I saw both Interstellar and Dunkirk in IMAX theaters with bombastic sound the way Nolan wanted me to see it, and the bombastic sound ruined both movies. Dunkirk made me physically nauseous and I wanted to leave. That’s what I mean by unwatchable, I literally did not want to be in the theater anymore because it was just too loud. A case could be made that the people trying to escape from Dunkirk also didn’t want to be there, so Nolan was making an artistic choice to make me feel what they felt. But… come on, I’m not going to praise a movie that made me physically ill.
I saw Oppenheimer in a normal theater, which maybe contributed to me not having such a visceral reaction to it. But the sound editing still made the movie worse, IMO. I’m not sure if the Red Letter Media guys need an introduction anymore, but I watched their review of it last night. They discuss at points about how Christopher Nolan doesn’t think his frat boy Inception audience (their description of his fans, not mine) would be entertained enough by the slow paced scenes of dialog without the amped up sound and editing. I don’t know if I agree that that’s the reason he makes movies the way he does, but I definitely agree that Nolan writes mediocre dialog and then relies on sound and editing to try and make it interesting. His movies are better when the sound actually matches what’s on the screen, like Batman or Inception (as long as he doesn’t take it to Dunkirk levels).
Oppenheimer’s life didn’t need that sort of treatment (I actually read American Prometheus when it was released and thoroughly enjoyed it), and the quality of the cast he put together didn’t need it either. At the end of the review, Mike and Jay mock Nolan by overlaying scenes from 12 Angry Men with sound from the Oppenheimer trailer. Such a succinct criticism of the film. And yet, they both loved it and recommend it. C’est la vie. The emperor’s clothes are lovely.

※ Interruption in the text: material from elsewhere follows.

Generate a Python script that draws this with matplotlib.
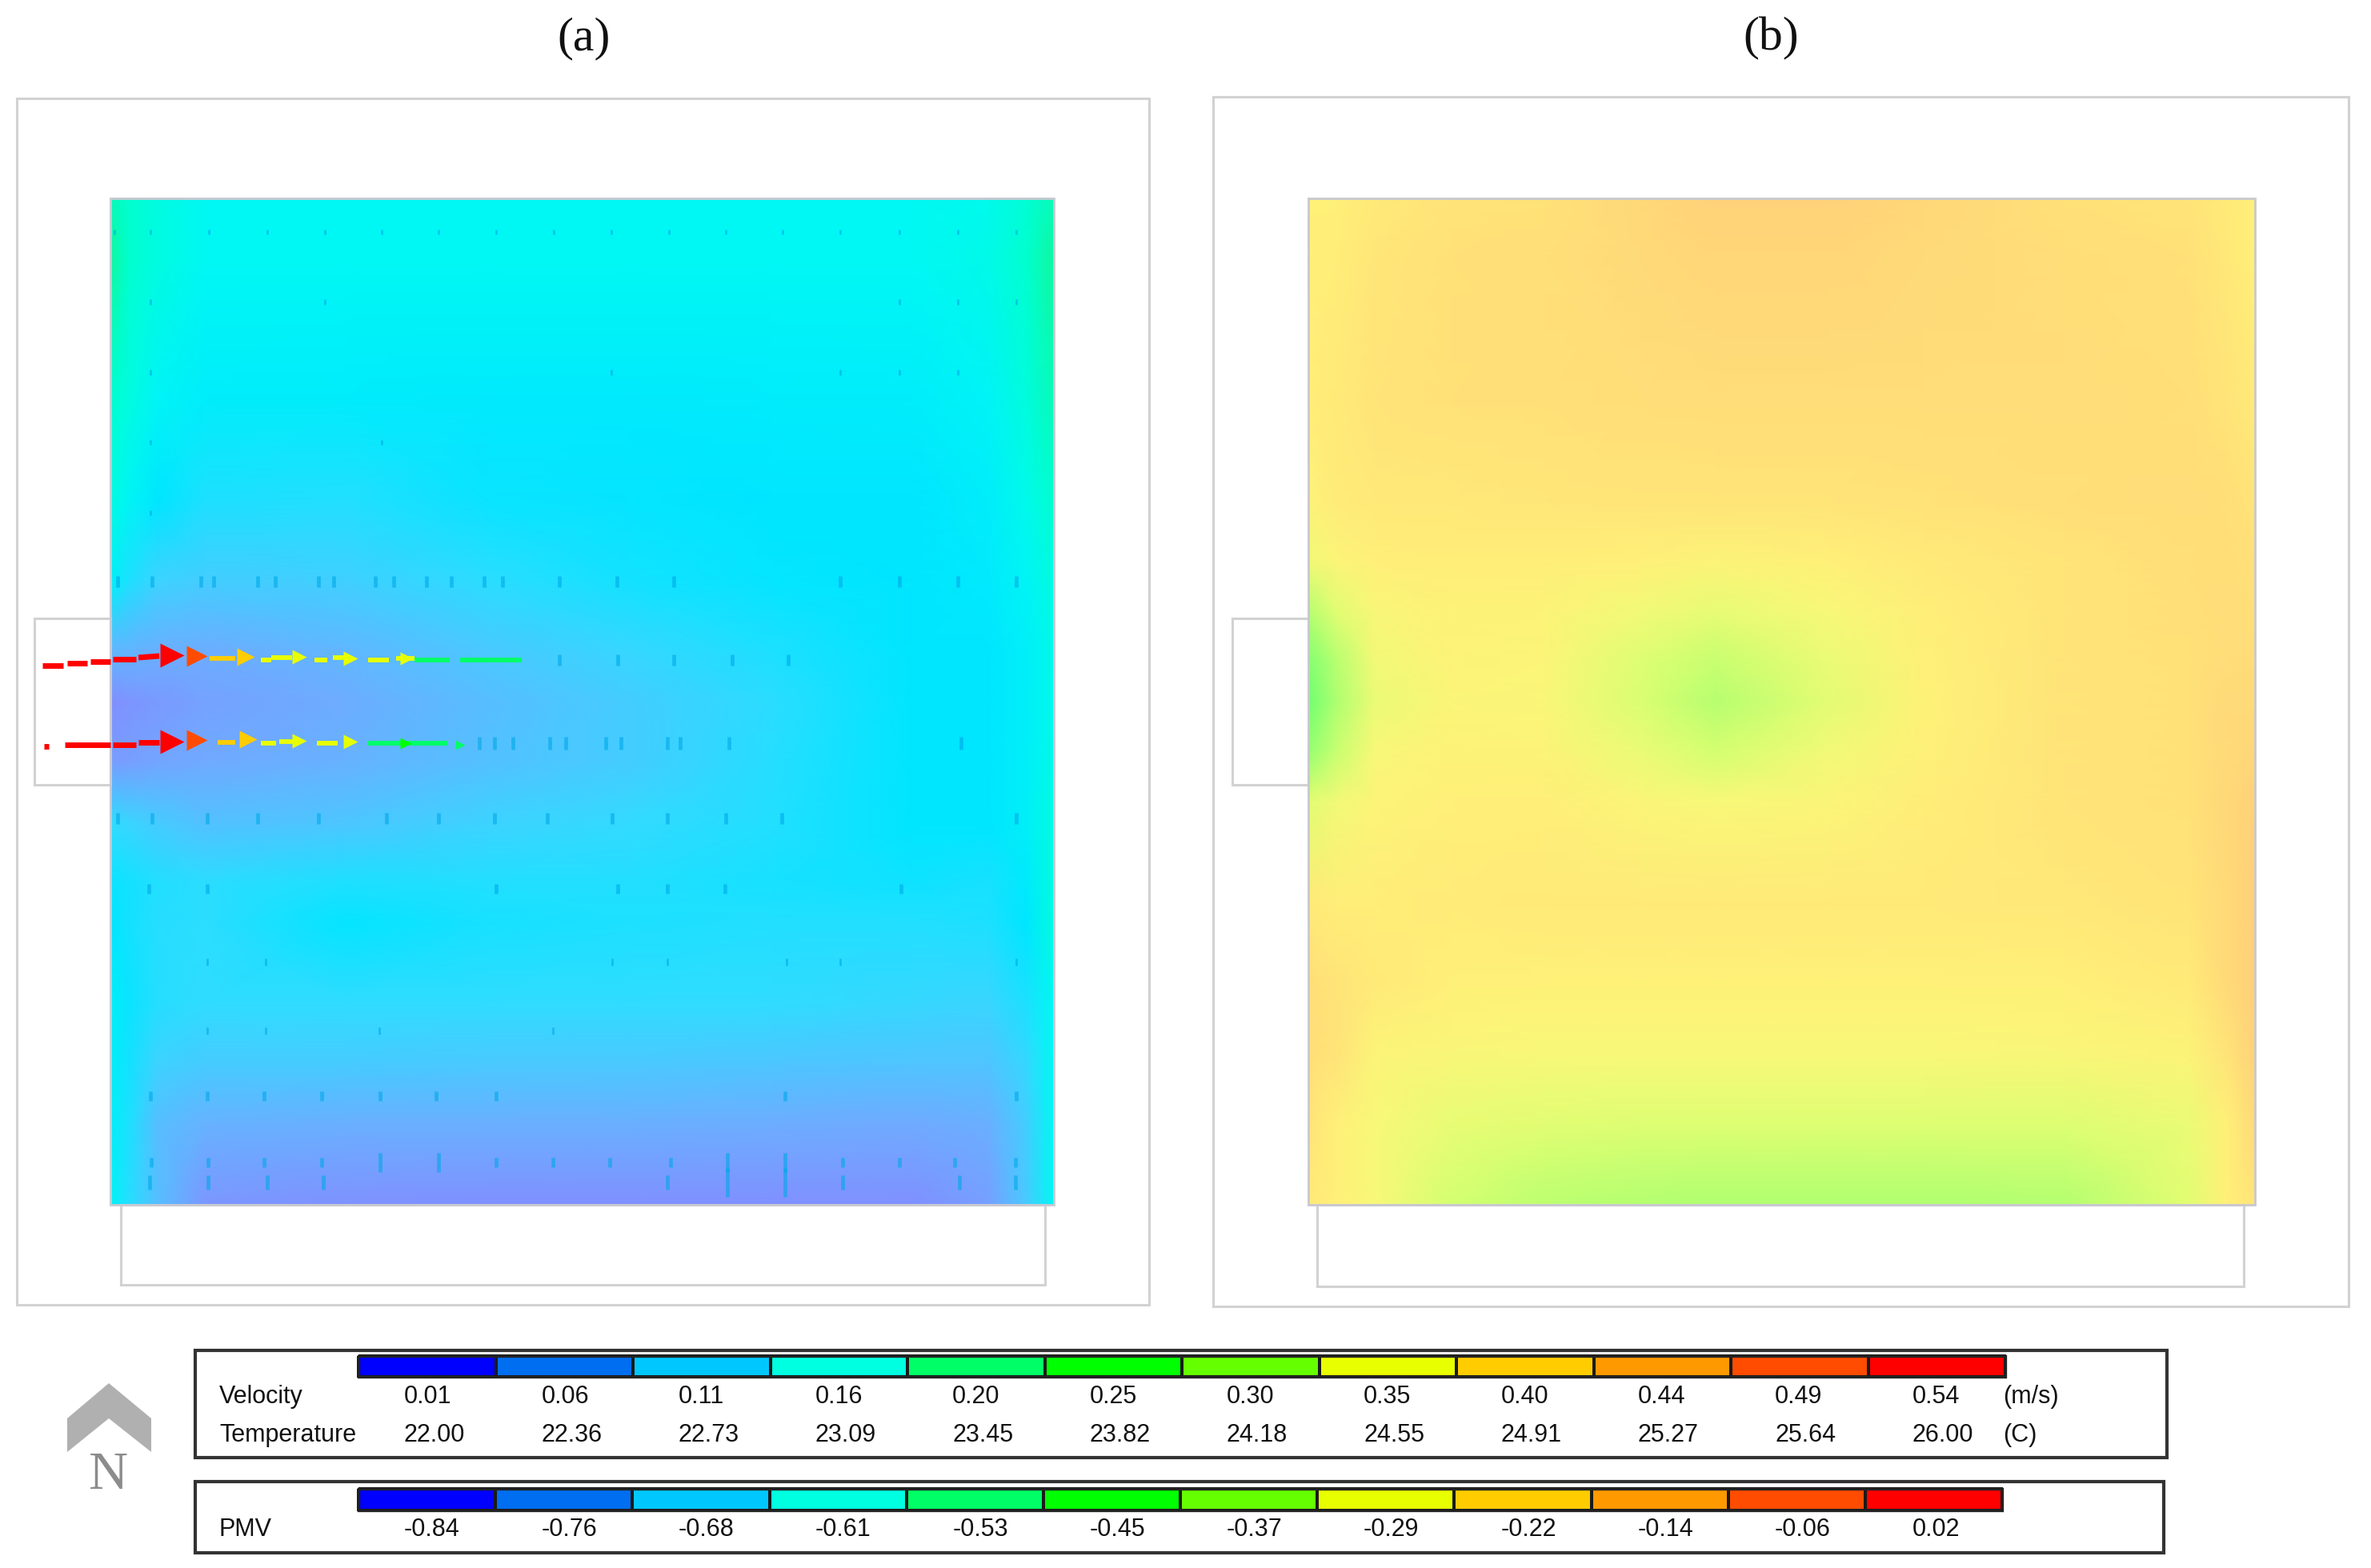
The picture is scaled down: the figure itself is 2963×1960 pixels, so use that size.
import matplotlib
matplotlib.use("Agg")
import matplotlib.pyplot as plt
import numpy as np
from matplotlib.colors import LinearSegmentedColormap, ListedColormap
from matplotlib.patches import Polygon, Rectangle

plt.rcParams["font.family"] = ["Liberation Sans", "DejaVu Sans"]

# legend data
LEGEND_COLORS = ["#0000ff", "#006ef0", "#00c8ff", "#00ffe0", "#00ff66", "#00ff00",
                 "#66ff00", "#e8ff00", "#ffcc00", "#ff9900", "#ff4c00", "#ff0000"]
VELOCITY = ["0.01", "0.06", "0.11", "0.16", "0.20", "0.25", "0.30", "0.35", "0.40", "0.44", "0.49", "0.54"]
TEMPERATURE = ["22.00", "22.36", "22.73", "23.09", "23.45", "23.82", "24.18", "24.55", "24.91", "25.27", "25.64", "26.00"]
PMV = ["-0.84", "-0.76", "-0.68", "-0.61", "-0.53", "-0.45", "-0.37", "-0.29", "-0.22", "-0.14", "-0.06", "0.02"]

# left room, colour level read per grid node (0 blue-violet .. 7 green)
LEFT_COLS = [0, .02, .05, .1, .25, .4, .55, .7, .85, .93, .97, 1]
LEFT_ROWS = [0, .06, .2, .3, .38, .45, .5, .56, .62, .68, .72, .8, .86, .92, 1]
LEFT_FIELD = [
    [6.5, 6.0, 5.5, 5.0, 5.0, 5.0, 5.0, 5.0, 5.0, 5.2, 5.8, 6.5],
    [7.0, 6.0, 5.5, 5.0, 5.0, 5.0, 5.0, 5.0, 5.0, 5.3, 6.0, 7.0],
    [6.0, 5.5, 4.8, 4.4, 4.3, 4.2, 4.2, 4.3, 4.4, 4.8, 5.6, 6.5],
    [5.5, 4.8, 4.0, 3.4, 3.3, 3.8, 3.9, 4.0, 4.0, 4.4, 5.2, 6.0],
    [4.6, 3.4, 2.6, 2.4, 2.5, 3.1, 3.6, 3.9, 4.0, 4.2, 4.8, 5.5],
    [1.5, 1.4, 1.2, 1.1, 1.5, 2.2, 2.8, 3.4, 4.0, 4.0, 4.5, 5.3],
    [0.0, 0.2, 0.4, 0.7, 1.1, 1.8, 2.4, 3.1, 4.0, 4.0, 4.5, 5.2],
    [0.5, 0.6, 0.8, 1.0, 1.3, 1.9, 2.4, 3.2, 4.0, 4.0, 4.5, 5.3],
    [3.0, 2.7, 2.3, 1.9, 2.1, 2.6, 2.9, 3.3, 4.0, 4.0, 4.5, 5.5],
    [3.8, 3.6, 3.3, 3.1, 3.4, 3.3, 3.3, 3.5, 3.7, 3.5, 4.2, 5.5],
    [4.0, 3.6, 3.2, 3.1, 3.9, 3.5, 3.4, 3.3, 3.3, 3.4, 4.0, 5.5],
    [4.5, 3.8, 3.2, 3.0, 3.0, 3.0, 3.0, 3.0, 2.8, 2.7, 3.4, 5.0],
    [4.5, 3.6, 2.6, 2.3, 2.3, 2.2, 2.2, 2.1, 2.0, 2.0, 2.8, 5.0],
    [4.5, 3.4, 1.8, 1.3, 1.2, 1.2, 1.2, 1.1, 1.0, 1.2, 2.4, 5.0],
    [4.8, 3.2, 1.8, 0.3, 0.1, 0.0, 0.0, 0.0, 0.0, 0.6, 2.2, 5.0],
]
LEFT_LEVELS = ["#8090ff", "#70aaff", "#50c4ff", "#30dcff", "#00e6ff", "#00f8f4", "#00ffd0", "#10f8a0"]

# right room, colour level read per grid node (0 green .. 7 orange)
RIGHT_COLS = [0, .03, .07, .15, .25, .35, .43, .55, .65, .8, .93, .97, 1]
RIGHT_ROWS = [0, .06, .2, .3, .36, .41, .46, .5, .55, .6, .7, .78, .85, .92, 1]
RIGHT_FIELD = [
    [4.0, 4.0, 4.5, 5.0, 5.2, 6.2, 6.8, 6.8, 6.3, 5.3, 5.0, 4.5, 4.0],
    [4.0, 4.2, 4.8, 5.3, 5.5, 6.0, 6.4, 6.4, 6.0, 5.6, 5.3, 4.7, 4.0],
    [4.2, 4.5, 5.0, 5.3, 5.4, 5.6, 5.7, 5.7, 5.7, 5.7, 5.5, 5.0, 4.5],
    [3.8, 4.3, 4.6, 4.7, 4.8, 5.0, 5.0, 5.0, 5.2, 5.5, 5.7, 5.5, 5.0],
    [2.8, 3.5, 4.0, 4.2, 4.2, 4.0, 3.6, 4.0, 4.5, 5.0, 5.5, 5.6, 5.3],
    [1.2, 2.3, 3.2, 3.8, 3.6, 2.8, 2.5, 3.0, 4.1, 5.0, 5.4, 5.7, 5.5],
    [0.3, 1.2, 2.8, 3.6, 3.4, 2.2, 1.6, 2.6, 3.9, 5.0, 5.3, 5.7, 5.8],
    [0.0, 1.0, 2.6, 3.4, 3.3, 2.1, 1.2, 2.4, 3.8, 5.0, 5.3, 6.0, 6.0],
    [0.6, 1.6, 3.0, 3.7, 3.6, 2.6, 1.9, 2.8, 3.9, 5.0, 5.3, 6.0, 6.3],
    [2.3, 2.8, 3.5, 4.0, 4.1, 3.4, 3.0, 3.4, 4.2, 5.0, 5.3, 6.2, 6.8],
    [4.5, 4.2, 4.2, 4.3, 4.5, 4.5, 4.5, 4.5, 4.5, 4.7, 5.0, 6.0, 7.2],
    [5.5, 5.0, 4.5, 4.0, 3.9, 3.9, 3.9, 3.9, 3.9, 4.0, 4.5, 6.0, 7.2],
    [5.5, 5.0, 3.5, 3.2, 3.0, 3.0, 3.0, 3.0, 3.0, 3.2, 3.6, 5.0, 6.8],
    [5.0, 4.0, 3.0, 2.5, 2.3, 2.2, 2.2, 2.2, 2.2, 2.2, 2.6, 4.0, 6.0],
    [4.5, 4.0, 3.0, 1.9, 1.3, 1.1, 1.0, 1.0, 1.0, 1.1, 2.3, 4.0, 5.0],
]
RIGHT_LEVELS = ["#70ff70", "#b0ff70", "#d8ff70", "#f8f878", "#fff078", "#ffe478", "#ffda78", "#ffd078"]

# velocity arrows in the left room: x0, x1, y0, y1, speed
ARROW_SEGS = [
    (53, 79, 832, 832, .54), (84, 109, 829, 829, .54), (113, 138, 827, 827, .54), (141, 170, 824, 824, .54),
    (173, 199, 822, 820, .54), (262, 294, 823, 823, .40), (326, 339, 825, 825, .33), (339, 365, 822, 822, .35),
    (393, 409, 825, 825, .33), (416, 435, 822, 822, .35), (460, 486, 825, 825, .33), (495, 518, 823, 823, .35),
    (518, 562, 825, 825, .20), (575, 652, 825, 825, .20),
    (55, 61, 933, 933, .54), (81, 138, 931, 931, .54), (141, 170, 931, 931, .54), (173, 199, 928, 928, .54),
    (272, 294, 928, 928, .40), (326, 345, 929, 929, .33), (349, 368, 927, 927, .35), (396, 422, 929, 929, .33),
    (460, 559, 929, 929, .20),
]
ARROW_HEADS = [
    (215, 819, 30, .54), (246, 820, 26, .49), (307, 821, 22, .40), (374, 821, 18, .35), (438, 823, 18, .35),
    (508, 823, 16, .35),
    (215, 927, 30, .54), (246, 925, 26, .49), (310, 924, 22, .40), (374, 926, 18, .35), (438, 927, 18, .35),
    (507, 929, 14, .25), (575, 931, 12, .20),
]

# small vectors in the left room: row y, x positions, mark length
DOT_ROWS = [
    (290, [143, 188, 261, 334, 406, 477, 548, 620, 692, 764, 836, 907, 978, 1050, 1124, 1197, 1270], 6),
    (378, [188, 406, 1124, 1197, 1270], 7),
    (465, [188, 764, 1050, 1124, 1197], 7),
    (553, [188, 477], 6),
    (641, [188], 6),
    (727, [147, 190, 251, 267, 322, 344, 398, 417, 469, 492, 533, 564, 605, 628, 699, 771, 842, 1050, 1124, 1197, 1270], 14),
    (825, [699, 772, 842, 915, 985], 14),
    (929, [599, 618, 641, 687, 707, 757, 776, 834, 850, 911, 1201], 16),
    (1023, [147, 190, 259, 322, 398, 483, 548, 618, 684, 765, 834, 907, 977, 1270], 14),
    (1111, [186, 259, 620, 772, 834, 906, 1126], 12),
    (1202, [259, 332, 765, 834, 983, 1050, 1270], 9),
    (1288, [259, 332, 474, 691], 9),
    (1370, [188, 259, 330, 402, 475, 545, 620, 981, 1270], 12),
    (1453, [189, 260, 330, 402, 475, 548, 620, 691, 762, 838, 909, 981, 1053, 1124, 1193, 1269], 12),
    (1478, [187, 260, 334, 404, 834, 909, 981, 1053, 1199, 1269], 18),
]
LONG_MARKS_X = [475, 548, 909, 981]

VALUE_X0 = 505
fig = plt.figure(figsize=(29.63, 19.6), dpi=100)
ax = fig.add_axes([0, 0, 1, 1])
ax.set_xlim(0, 2963)
ax.set_ylim(1960, 0)
ax.axis("off")


def box(x0, y0, x1, y1, color="#d2d2d2", lw=2.2, z=3):
    ax.add_patch(Rectangle((x0, y0), x1 - x0, y1 - y0, fill=False, ec=color, lw=lw, zorder=z))


def draw_field(cols, rows, field, levels, x0, x1, y0, y1):
    cmap = LinearSegmentedColormap.from_list("room", levels)
    xx = x0 + np.array(cols) * (x1 - x0)
    yy = y0 + np.array(rows) * (y1 - y0)
    ax.pcolormesh(xx, yy, np.array(field), cmap=cmap, vmin=0, vmax=7, shading="gouraud", zorder=1)
    box(x0, y0, x1, y1, color="#c8c8d0", lw=2.0)


# frames and rooms
box(21, 123, 1436, 1631)
box(1516, 121, 2935, 1633)
box(43, 773, 138, 981)
box(151, 1506, 1306, 1606)
box(1540, 773, 1635, 981)
box(1646, 1506, 2804, 1608)
draw_field(LEFT_COLS, LEFT_ROWS, LEFT_FIELD, LEFT_LEVELS, 138, 1317, 248, 1506)
draw_field(RIGHT_COLS, RIGHT_ROWS, RIGHT_FIELD, RIGHT_LEVELS, 1635, 2818, 248, 1506)

# small vectors
for row_y, xs, length in DOT_ROWS:
    sizes = [(length * (2 if x in LONG_MARKS_X and row_y > 1400 else 1) * 0.72) ** 2 for x in xs]
    ax.scatter(xs, [row_y] * len(xs), s=sizes, marker="|", c="#00a8e8", alpha=0.6,
               linewidths=3.4 if length > 11 else 2.0, zorder=4)

# inlet arrows
speed_cmap = ListedColormap(LEGEND_COLORS)
speed_norm = plt.Normalize(0, 0.56)
for x0, x1, y0, y1, speed in ARROW_SEGS:
    ax.plot([x0, x1], [y0, y1], color=speed_cmap(speed_norm(speed)), lw=5.0 if speed > .5 else 4.2,
            solid_capstyle="butt", zorder=5)
for x, y, size, speed in ARROW_HEADS:
    ax.scatter([x], [y], s=(size * 0.72) ** 2, marker=">", color=speed_cmap(speed_norm(speed)),
               linewidths=0, zorder=6)

# titles
ax.text(730, 48, "(a)", ha="center", va="center", fontsize=43, family="Liberation Serif", color="#111111")
ax.text(2213, 48, "(b)", ha="center", va="center", fontsize=43, family="Liberation Serif", color="#111111")

# north sign
ax.add_patch(Polygon([(136, 1729), (189, 1773), (189, 1815), (136, 1773), (84, 1815), (84, 1773)],
                     closed=True, fc="#b0b0b0", ec="none"))
ax.text(136, 1844, "N", ha="center", va="center", fontsize=49, family="Liberation Serif", color="#8c8c8c")


def legend_bar(x0, x1, y0, y1):
    edges = np.linspace(x0, x1, len(LEGEND_COLORS) + 1)
    ax.pcolormesh(edges, [y0, y1], np.arange(len(LEGEND_COLORS)).reshape(1, -1), cmap=ListedColormap(LEGEND_COLORS),
                  edgecolors="#1a1a1a", linewidth=1.6, zorder=2)
    box(x0, y0, x1, y1, color="#222222", lw=2.4)


def legend_row(y, name, values, unit=None):
    step = 171.3
    ax.text(274, y, name, ha="left", va="center", fontsize=22, color="#111111")
    for i, value in enumerate(values):
        ax.text(VALUE_X0 + i * step, y, value, ha="left", va="center", fontsize=22, color="#111111")
    if unit:
        ax.text(2503, y, unit, ha="left", va="center", fontsize=22, color="#111111")


box(244, 1688, 2708, 1822, color="#333333", lw=3)
legend_bar(448, 2506, 1695, 1721)
legend_row(1746, "Velocity", VELOCITY, "(m/s)")
legend_row(1794, "Temperature", TEMPERATURE, "(C)")

box(244, 1852, 2704, 1941, color="#333333", lw=3)
legend_bar(448, 2502, 1861, 1888)
legend_row(1912, "PMV", PMV)

fig.savefig("out.png", dpi=100, facecolor="white")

Do you see the contradiction in your post? Apparently, Red Letter Media reviewed the film, mocked some of its artistic choices, and still came away liking it overall. I’m really not seeing how Emperor’s New Clothes applies here, rather than a simple difference in artistic taste. Myself, I found the sound editing heightened the scenes and made them much more dramatic. True, the scenes without the sound and editing would maybe be a bit dull, but that’s why Nolan made them this way. If this takes away from your enjoyment of the movie because it makes the dialog less intelligible, I can’t argue with that, but don’t dismiss everybody who likes Nolan’s movies as being brainwashed fanboys.